September 18, 2014 at 8:42 am, by Carl

Fast Company does a good job here.  Most of my regular reader know that I am worried about our future connected to technology.  I know there is no stopping this train.  Whether we end up in utopia, 1984 or The Matrix, this is coming.  Change. Fast-Company-Magazine-April-2014 Massive disruption.  And the change is not going to be limited to how you buy things, but internally.  I am convinced that years from now, perhaps over a century or so, sociologists and psychiatrists will release findings that disucss the massive change that happened to us as a species around the time of the coming of mobile computing.

 

So, give this article a read.  Some good excerpts are here:

 

rejecting smartphone culture was a deliberate and serious decision: “We’re taking a stance and even though we know it doesn’t make a damned bit of difference to the world, it makes a difference in our lives,” Jennie says. But they’re not alone. Smartphone backlash has recently begun to surface–comedian Louis C.K. and director James Cameron have both spoken up about why they think smartphones are bad for society. James and Jennie have more kindred spirits than they think.

 

Peering into my iPhone’s tiny screen, I somewhat self-consciously ask the Sheehans what it is about smartphones that offends them so. “Smartphones have become an extension of people’s bodies,” James explains. “People are no longer participating in the world around them; it is that bodily disconnect from their surroundings that we are so vehement about.” From what he can tell, most New Yorkers are completely glued to their phones on buses, at restaurants, walking down the street, in their cars.

They are concerned that people are no longer in control of their technology but, instead, these devices shape the way that people live, spend their time, and decide what they like. Jennie supports this view. “You feel like you have choices from your apps, but you’re really being programmed for those choices,”

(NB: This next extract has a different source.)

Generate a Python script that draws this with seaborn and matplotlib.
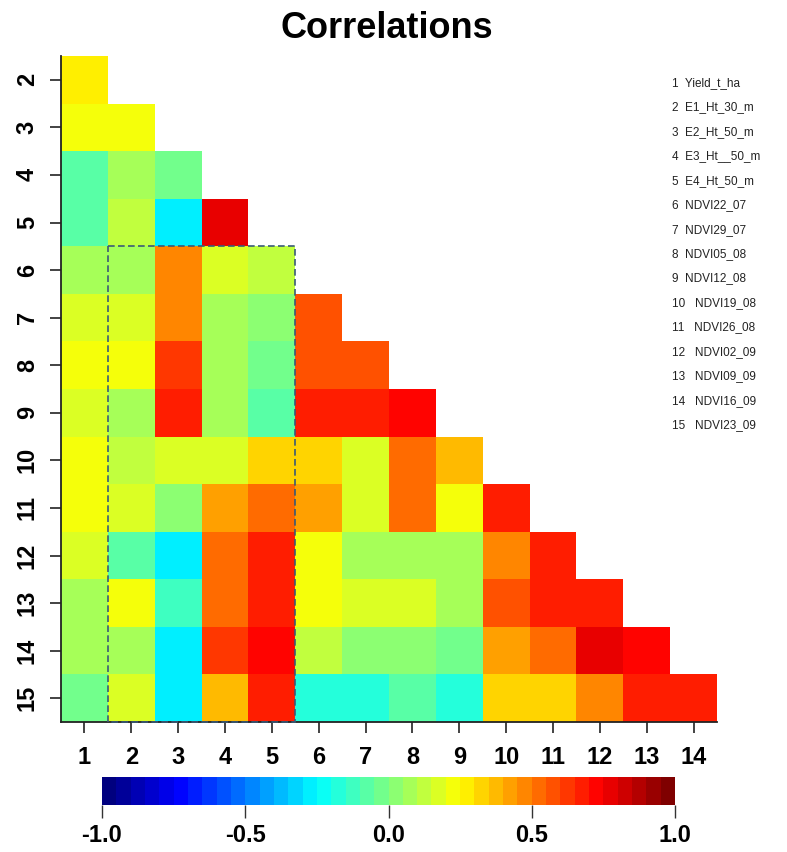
import numpy as np
import pandas as pd
import matplotlib
matplotlib.use("Agg")
import matplotlib.pyplot as plt
from matplotlib.colors import LinearSegmentedColormap
from matplotlib.patches import Rectangle
from matplotlib.ticker import FormatStrFormatter
import seaborn as sns

plt.rcParams['font.family'] = ['Liberation Sans', 'DejaVu Sans']
plt.rcParams['axes.unicode_minus'] = False

# ---- data ----
title = "Correlations"
row_labels = [2, 3, 4, 5, 6, 7, 8, 9, 10, 11, 12, 13, 14, 15]
col_labels = [1, 2, 3, 4, 5, 6, 7, 8, 9, 10, 11, 12, 13, 14]
variable_names = ["Yield_t_ha", "E1_Ht_30_m", "E2_Ht_50_m", "E3_Ht__50_m", "E4_Ht_50_m",
                  "NDVI22_07", "NDVI29_07", "NDVI05_08", "NDVI12_08", "NDVI19_08",
                  "NDVI26_08", "NDVI02_09", "NDVI09_09", "NDVI16_09", "NDVI23_09"]

r2 = [0.29]
r3 = [0.24, 0.24]
r4 = [-0.07, 0.095, -0.03]
r5 = [-0.06, 0.11, -0.28, 0.78]
r6 = [0.065, 0.08, 0.485, 0.18, 0.12]
r7 = [0.15, 0.18, 0.485, 0.065, 0.015, 0.575]
r8 = [0.24, 0.24, 0.625, 0.095, -0.04, 0.575, 0.575]
r9 = [0.16, 0.08, 0.69, 0.065, -0.07, 0.69, 0.69, 0.745]
r10 = [0.24, 0.11, 0.16, 0.18, 0.325, 0.31, 0.18, 0.545, 0.39]
r11 = [0.24, 0.16, 0.03, 0.42, 0.53, 0.405, 0.16, 0.515, 0.24, 0.69]
r12 = [0.19, -0.095, -0.27, 0.50, 0.69, 0.24, 0.075, 0.075, 0.095, 0.485, 0.69]
r13 = [0.065, 0.24, -0.125, 0.50, 0.69, 0.24, 0.18, 0.18, 0.075, 0.575, 0.65, 0.69]
r14 = [0.095, 0.075, -0.27, 0.60, 0.745, 0.125, 0.015, 0.015, -0.03, 0.435, 0.545, 0.78, 0.745]
r15 = [-0.05, 0.18, -0.27, 0.39, 0.65, -0.19, -0.155, -0.07, -0.19, 0.34, 0.34, 0.485, 0.65, 0.69]

highlight_cols = (2, 5)
highlight_rows = (6, 15)

cbar_ticks = [-1.0, -0.5, 0.0, 0.5, 1.0]

# ---- build matrix ----
rows = [r2, r3, r4, r5, r6, r7, r8, r9, r10, r11, r12, r13, r14, r15]
mat = np.full((len(row_labels), len(col_labels)), np.nan)
for i, vals in enumerate(rows):
    mat[i, :len(vals)] = vals
df = pd.DataFrame(mat, index=row_labels, columns=col_labels)
mask = df.isna()

jet_colors = ["#00007F", "#0000FF", "#007FFF", "#00FFFF", "#7FFF7F",
              "#FFFF00", "#FF7F00", "#FF0000", "#7F0000"]
cmap = LinearSegmentedColormap.from_list("jetR", jet_colors).resampled(40)

fig = plt.figure(figsize=(7.87, 8.52), dpi=100)
ax = fig.add_axes([61 / 787, 1 - 722 / 852, (717 - 61) / 787, (722 - 56) / 852])
cax = fig.add_axes([102 / 787, 1 - 805 / 852, (675 - 102) / 787, 28 / 852])

sns.heatmap(df, mask=mask, cmap=cmap, vmin=-1, vmax=1, ax=ax, cbar=True,
            cbar_ax=cax, cbar_kws=dict(orientation="horizontal", ticks=cbar_ticks),
            linewidths=0, square=False)

# axes styling
for side in ["left", "bottom"]:
    ax.spines[side].set_visible(True)
    ax.spines[side].set_color("#222222")
    ax.spines[side].set_linewidth(1.3)
for side in ["top", "right"]:
    ax.spines[side].set_visible(False)

ax.tick_params(axis="both", direction="out", length=8, width=1.2, color="#222222")
ax.tick_params(axis="x", pad=9)
ax.tick_params(axis="y", pad=8)
ax.set_xticklabels(col_labels, fontsize=17, fontweight="bold", rotation=0)
ax.set_yticklabels(row_labels, fontsize=17, fontweight="bold", rotation=90, va="center")
ax.set_xlabel("")
ax.set_ylabel("")

# dashed highlight box
c0 = col_labels.index(highlight_cols[0])
c1 = col_labels.index(highlight_cols[1]) + 1
rr0 = row_labels.index(highlight_rows[0])
rr1 = row_labels.index(highlight_rows[1]) + 1
ax.add_patch(Rectangle((c0, rr0), c1 - c0, rr1 - rr0, fill=False,
                       edgecolor="#3a5a78", linewidth=1.2, linestyle=(0, (4, 2)),
                       clip_on=False, zorder=5))

# colorbar styling
cb = ax.collections[0].colorbar
cb.outline.set_visible(False)
cax.xaxis.set_major_formatter(FormatStrFormatter("%.1f"))
cax.tick_params(axis="x", direction="out", length=9, width=1.0, color="#333333", pad=5)
for lbl in cax.get_xticklabels():
    lbl.set_fontsize(17)
    lbl.set_fontweight("bold")

# title
fig.text(387 / 787, 1 - 28 / 852, title, ha="center", va="center",
         fontsize=26, fontweight="bold")

# variable legend
y0 = 1 - 83 / 852
dy = 24.43 / 852
for i, name in enumerate(variable_names, start=1):
    sep = "  " if i < 10 else "   "
    fig.text(672 / 787, y0 - (i - 1) * dy, f"{i}{sep}{name}", ha="left", va="center",
             fontsize=8.5, color="#222222")

fig.savefig("out.png", dpi=100)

[having just gotten a smartphone] Marguerite is acutely aware of how her behavior is changing. For instance, it is getting easier to avoid making eye contact with strangers on the train or asking for directions when she is lost. “There is a certain amount of psychological anxiety involved with any social interaction and we can avoid that feeling by retreating into our device,” she says. There is some evidence to suggest that smartphone users are so distracted they are unlikely to notice when those around them are in distress and when they do, their first impulse might be to film the event than to help.